Label Watch: Les Disques Bongo Joe

09.06.2022
Kraftfabrik für unentdeckte Sounds: Zwei Jahre nachdem der Plattenladen Bongo Joe Records im Schweizer Genf seine Türen öffnete, veröffentlichte das dazugehörige Label Les Disques Bongo Joe im Dezember 2015 seinen ersten Release. Label wie Store gründete Musiker Cyril Yeterian. Die Mission: Bisher unbekannte Musik auf die Karte bringen und damit für neue Inspiration sorgen. Was wunderbar funktioniert.

Es gibt wenige Plattenläden, denen die Touristikwebsite Tripadvisor einen Eintrag widmet. Und noch weniger Plattenläden aus Genf. Aber Bongo Joe Records taucht dort auf. Die Adresse ist Plattenladen, Begegnungsstätte, Label, Café und Zentrum (nicht nur) der lokalen Musikszene. »Da war diese Idee, dass wir mehr als nur ein Plattenladen, mehr als nur eine Bar, mehr als nur ein Label sein wollten«, sagt Gründer Cyril Yeterian. »Ein kultureller Mittelpunkt, das war das eigentliche Ziel. Alles war darauf ausgerichtet, die Liebe zur Musik weiterzugeben und dabei so inklusiv wie möglich zu sein.«

Wer bei Bongo Joe vorbeischaut, kann sich über das Konzert von letzter Nacht in Genf austauschen, bei einem sehr guten Kaffee einer obskuren Cumbia lauschen, einen Künstler des Labels treffen oder einfach nur die neueste Platte von Habibi Funk kaufen. So die Idee von Yeterian. »Die Dinge sollen so lebendig wie möglich, spontan und ergiebig sein.« Das Label trägt diese Idee in den Rest der Welt außerhalb von Genf.

Eine Frage des Feelings

Die bisherige Diskographie vereint die verschiedensten Stile. Wer es böse meint, nennt das wahllos. Wer es gut meint, nennt es eklektisch. So wie Yeterian: »Unsere Diskographie ist ziemlich divers. Aber wenn du dir das große Ganze anschaust, ist es wie ein Puzzle – alles ergibt einen Sinn.« Außerdem baut alles auf drei Säulen auf, so der 38-Jährige: Schweizer Musik aus dem Underground, obskure Sounds aus der Vergangenheit und internationale Künstler, die diese »psychy-groovy-weirdy« DNA teilen. Die Sache mit den Reissues ist dabei die Kirsche obendrauf. Doch aus allem spricht die Liebe zur Musik.

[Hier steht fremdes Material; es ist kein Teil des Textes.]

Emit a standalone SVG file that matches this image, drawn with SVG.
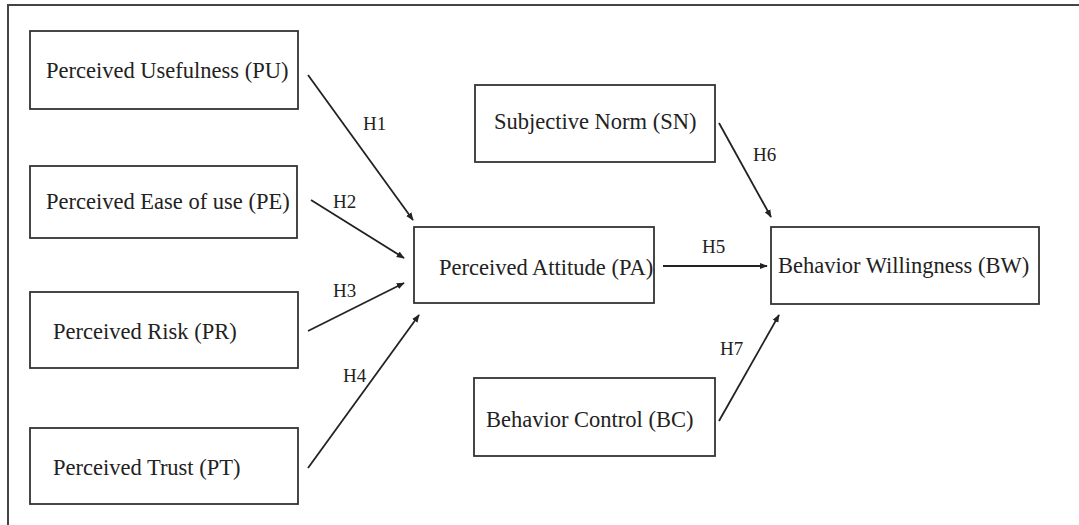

»Da war diese Idee, dass wir mehr als nur ein Plattenladen, mehr als nur eine Bar, mehr als nur ein Label sein wollten«

Cyril Yeterian

»Die meisten Projekte starten bei uns mit einem Treffen. Es ist wichtig für uns, die Leute zu sehen, sie zu fühlen«, sagt Yeterian. Das gilt für Musiker wie Mitarbeiter. (Neben ihm arbeiten drei andere Leute im Label. Für Plattenladen, Bar und Konzerte dort sind es insgesamt acht Leute.) Im Label arbeitet Cyril Yeterian heute als künstlerischer Leiter.

»Es mag offensichtlich sein, aber wir suchen nach besonderem Zeug. Auch das ist eine Frage des Feelings.« Wenn sich das Label für ein Projekt entscheidet, bleibt es dabei. »Weil wir wirklich daran glauben und uns ihm ganz widmen wollen. Wenn es doch Zweifel gibt, berufen wir einen geheimen Rat ein, um uns noch anderes Feedback zu besorgen.«  

The real Bongo Joe

Großen Erfolg fuhr das Label mit der Veröffentlichung von »On« ein, dem Debüt von Altın Gün. Die Band kommt aus Amsterdam, spielt türkischen Psychedelic Rock. »Der enorme Erfolg war für uns aber auch eine große Herausforderung als wachsendes Label. Das forderte uns ziemlich heraus. Wir hatten viele Regeln des Musikgeschäfts sehr schnell zu lernen, während wir unseren Werten und unserer Unabhängigkeit treublieben.«

Für diese Werte gibt es ein Vorbild: George »Bongo Joe« Coleman. Der US-Straßenmusiker spielte auf einem behelfsmäßigem Drumkit aus Ölfässern. So entwickelte er einen einzigartigen Stil – und zog lange die Auftritte in den Straßen des texanischen Galveston lukrativeren Locations vor. 1969 erschien sein einziges jemals aufgenommenes Album »George Coleman: Bongo Joe«. Als Yeterian die Musik entdeckte, gefiel ihm gleich der punkige Vibe, der Proto-HipHop und die DIY-Energie. »Coleman trug Werte in sich, in denen wir uns wiedererkennen.«

Als sie zuerst den Plattenladen nach Coleman benennen wollten, nahmen sie Kontakt über Mississippi Records zu seinen Nachfahren auf. »Ihre Antwort war voll Neugier und Freude, dass Leute seinen Name so weit entfernt von Texas hochhalten.« Bisher unentdeckte Musik abseits der Öffentlichkeit an ein interessiertes Publikum bringen, das können sie ja in Genf. Und eben noch ein bisschen mehr.